# Can Gamma Function be used to Integrate Factorials?

1. Sep 28, 2004

### Hyperreality

By definite integral, gamma function can be defined as

$$\Gamma(z)= \int_{0}^{\infty} t^{z-1}e^{-t} dt$$

I've learnt some properties of Gamma function but my lecturer didn't tell us the domain of Gamma function. (I'm assuming it is defined for all non-negative real numbers).

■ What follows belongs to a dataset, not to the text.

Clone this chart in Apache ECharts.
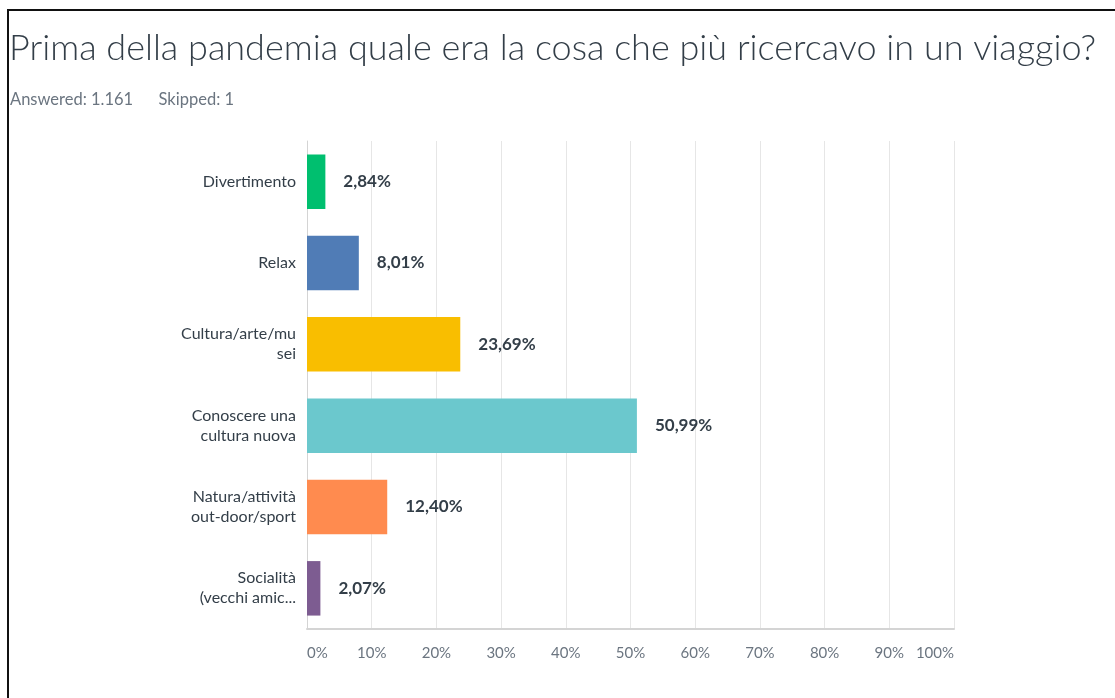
<!DOCTYPE html>
<html>
<head>
<meta charset="utf-8">
<script src="https://cdn.jsdelivr.net/npm/echarts@6/dist/echarts.min.js"></script>
<style>
html, body { margin: 0; padding: 0; background: #fff; }
#content { width: 1115px; height: 698px; }
</style>
</head>
<body>
<div id="content"></div>
<script>
var categories = ['Divertimento', 'Relax', 'Cultura/arte/mu\nsei', 'Conoscere una\ncultura nuova', 'Natura/attività\nout-door/sport', 'Socialità\n(vecchi amic...'];
var values = [2.84, 8.01, 23.69, 50.99, 12.40, 2.07];
var colors = ['#00BF6F', '#507CB6', '#F9BE00', '#6BC8CD', '#FF8B4F', '#7D5C91'];
var tickLabels = ['0%', '10%', '20%', '30%', '40%', '50%', '60%', '70%', '80%', '90%', '100%'];

var fontFam = 'Lato, "Open Sans", sans-serif';

var myChart = echarts.init(document.getElementById('content'));
myChart.setOption({
    animation: false,
    title: [
        {
            text: 'Prima della pandemia quale era la cosa che più ricercavo in un viaggio?',
            left: 4,
            top: 25,
            padding: [5, 5],
            textStyle: { fontFamily: fontFam, fontWeight: 300, fontSize: 36, color: '#333E48' }
        },
        {
            text: 'Answered: 1.161      Skipped: 1',
            left: 5,
            top: 86,
            textStyle: { fontFamily: fontFam, fontWeight: 'normal', fontSize: 16.5, color: '#6B7580' }
        }
    ],
    graphic: [
        {
            type: 'polyline',
            shape: { points: [[8, 698], [8, 10], [1115, 10]] },
            style: { stroke: '#111', lineWidth: 2, fill: null }
        }
    ],
    grid: { left: 307, right: 161, top: 141, bottom: 69 },
    xAxis: {
        type: 'value',
        min: 0,
        max: 100,
        interval: 10,
        axisLine: { show: true, lineStyle: { color: '#D4D4D4', width: 2 } },
        axisTick: { show: false },
        splitLine: { lineStyle: { color: '#E6E6E6', width: 1 } },
        axisLabel: {
            margin: 17,
            align: 'center',
            alignMinLabel: 'left',
            alignMaxLabel: 'right',
            showMinLabel: true,
            showMaxLabel: true,
            hideOverlap: false,
            color: '#6B7580',
            fontFamily: fontFam,
            fontSize: 15,
            formatter: function (v) { return tickLabels[Math.round(v / 10)]; }
        }
    },
    yAxis: {
        type: 'category',
        inverse: true,
        data: categories,
        axisLine: { show: true, lineStyle: { color: '#D4D4D4', width: 1 } },
        axisTick: { show: false },
        axisLabel: {
            margin: 11,
            color: '#333E48',
            fontFamily: fontFam,
            fontSize: 16,
            lineHeight: 20
        }
    },
    series: [
        {
            type: 'bar',
            data: values.map(function (v, i) {
                return { value: v, itemStyle: { color: colors[i] } };
            }),
            barCategoryGap: '33%',
            label: {
                show: true,
                position: 'right',
                distance: 18,
                fontFamily: fontFam,
                fontWeight: 'bold',
                fontSize: 17,
                color: '#333E48',
                formatter: function (p) { return p.value.toFixed(2).replace('.', ',') + '%'; }
            }
        }
    ]
});
</script>
</body>
</html>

I thought of this problem a while ago:

We know that
$$\sum_{n=0}^\infty \frac{x^n}{n!} = \lim_{n\rightarrow\infty} (1+x/n)^n=e^1$$

My question is, is there a numerical solution to

$$\int_{0}^{\infty}\frac{1}{x!} dx$$

where x is an non-negative real number over a continuous interval in terms of gamma function?

Last edited: Sep 28, 2004
2. Sep 29, 2004

### Zurtex

I've tried looking this up but to no avail sorry. I think you will find that the Gamma function is definied for all complex numbers except negative real integers (but obviously depends on context of what you are using it for to what you definie it for). But something worth noting is that:

$$x! = \Gamma (x + 1)$$ if and only if $$x \epsilon \mathbb{Z}, x \geq 0$$

So your question doesn't really make much sense, what you want to be asking is this:

$$\int_0^{\infty} \frac{1}{\Gamma (x + 1)}dx$$

Otherwise quite simply as x! is just a series of points:

$$\int_0^{\infty} \frac{1}{x!}dx = 0$$

P.S Err, also:

$$\sum_{n=0}^\infty \frac{x^n}{n!} \neq e^1$$

I think you will find that:

$$\sum_{n=0}^\infty \frac{x^n}{n!} = e^x$$

Last edited: Sep 29, 2004
3. Nov 9, 2008

### flouran

N! is just a series of points, where n is any whole number; whereas the Pi function can describe continuously. But there is a discrepancy; for instance, (1.5)! doesn't make sense in the traditional sense of the function, but it does according to the continuous Pi function. Thus, the integral of a factorial doesn't seem to make much sense. Besides, it wouldn't prove too useful anyways because in most mathematics, n! is presented as a constant and thus need not be integrated as a function over n.

Last edited: Nov 9, 2008
4. Nov 11, 2008

### yasiru89

You might try the Weierstrass product representation and have a go at

$$\int_0^{+\infty} \frac{1}{\Pi(t)}dt$$

, where [itex]\Pi(t) = \Gamma(t + 1)[/tex], but a nice answer probably won't result. You might try to get suitable Riemann sums at integer points on a general interval and try to bound the integral though.